Coral Davenport, NEW YORK TIMES
Taken together, the Clean Air Act regulations issued during the Obama administration have led to the creation of America’s first national policy for combating global warming and a fundamental reshaping of major sectors of the economy, specifically auto manufacturing and electric utilities. The regulations could ultimately shut down existing coal-fired power plants, freeze construction of new coal plants and end demand for the nation’s most polluting fuel.
President Obama could leave office with the most aggressive, far-reaching environmental legacy of any occupant of the White House. Yet it is very possible that not a single major environmental law will have passed during his two terms in Washington.
Instead, Mr.
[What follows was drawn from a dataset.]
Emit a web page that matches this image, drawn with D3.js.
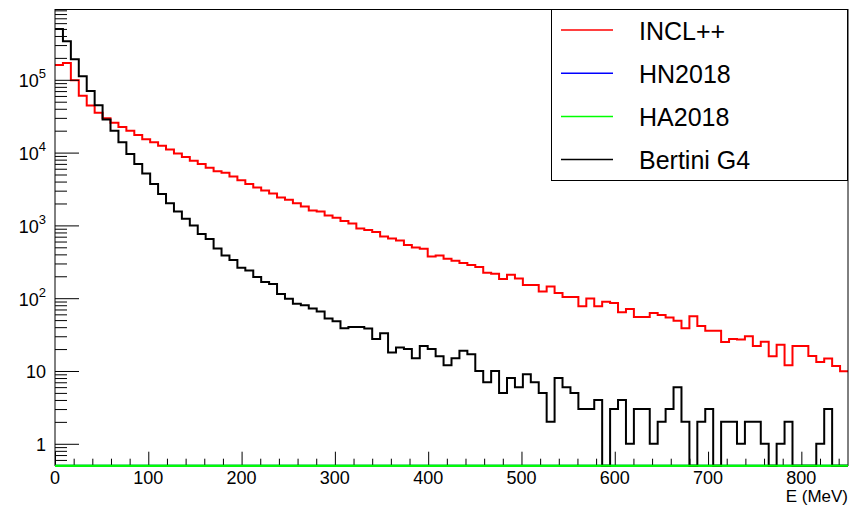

Obama has turned to the vast reach of the Clean Air Act of 1970, which some legal experts call the most powerful environmental law in the world. Faced with a Congress that has shut down his attempts to push through an environmental agenda, Mr. Obama is using the authority of the act passed at the birth of the environmental movement to issue a series of landmark regulations on air pollution, from soot to smog, to mercury and planet-warming carbon dioxide.
The Supreme Court could still overturn much of Mr. Obama’s environmental legacy, although the justices so far have upheld the regulations in three significant cases. More challenges are expected, the most recent of which was taken up by the court on Tuesday. The act, however, was designed by lawmakers in a Democratic Congress to give the Environmental Protection Agency, which was created at the same time, great flexibility in its interpretation of the law.